CARROLL COUNTY -- An ordinance to create committees of the whole failed for the second time at Friday's meeting of the Carroll County Quorum Court.
JP Ronald Flake had first introduced the legislation in January but failed to gather enough support from other JPs, who cited practical and political concerns with his ideas. The discussion was little changed this month.
Flake's opponents have argued, among other things, that his ordinance did not provide enough structure for committees -- an omission Flake said was intentional.
Deputy Prosecuting Attorney Devon Closser said state law allows for the Quorum Court to organize itself into committees and decide the purpose and size of each. However, only the county judge can appoint the membership of committees.
The novelty of Flake's ordinance is that it would have made every JP a member of all committees, and thereby circumvented the judge's authority.
Flake has argued this would allow JPs greater freedom to assemble and discuss county business outside of regular quorum court.
State open government laws prevent JPs from meeting in private to discuss county business. As it is, Flake said, the only forum for them to do so, other than the once-a-month quorum court meetings, is in committees, and the membership of these bodies is, currently at least, decided by the judge.
Flake pointed out that the Budget Committee was the only one currently in existence. Committees established to consider personnel issues and rural water, respectively, were dissolved with the new year.
Even the budget committee existed in name only, Flake said, because the judge had not yet appointed new members. Barr is supposed to do so each January.
The judge apologized for the oversight on Friday, saying he had simply forgotten to make the appointments last month. Before the end of the meeting, he appointed John Howerton, Jack Deaton, and Dan Mumaugh to serve on the committee, as they had done last year.
In the end, Flake's ordinance was voted down 6-3 -- with Flake, Don McNeely, and Joe Mills voting in favor and Lamont Richie absent. Mumaugh said he would work with Closser to draft a new, more structured ordinance for consideration at next month's meeting.
In other business, JPs:
* Passed a 2012 budget "clean-up" ordinance transferring money within county departmental budgets.
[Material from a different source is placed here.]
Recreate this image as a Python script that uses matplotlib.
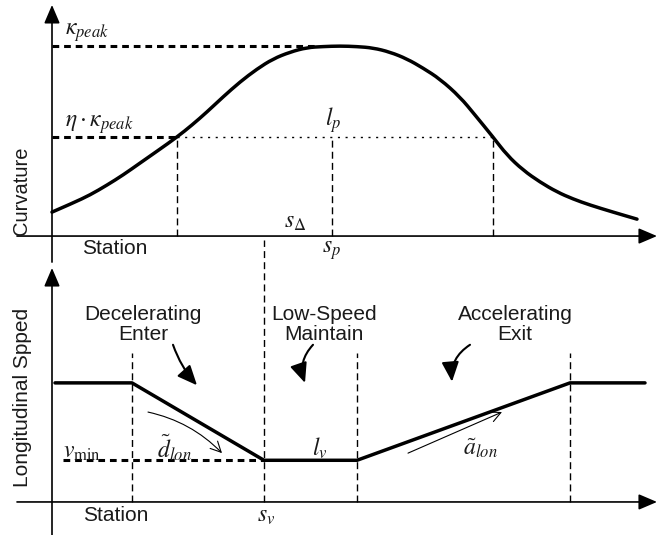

This sort of ordinance is considered at the beginning of each year, in order to ensure the budget is accurate before it is submitted to state auditors.
* Appropriated an additional $8,422.47 not contemplated in the 2012 budget to the County Assessor's Office.
* Established a new fund to accommodate revenue from the Secretary of State's Voting System Grant program. The original ordinance had contained an emergency clause and would have taken effect immediately upon passage. However, it was amended and the clause removed on the initiative of Flake.
* Established a new fund to accommodate Act 833 funds, received by the county from a state insurance tax and distributed to local fire departments to pay for training and equipment.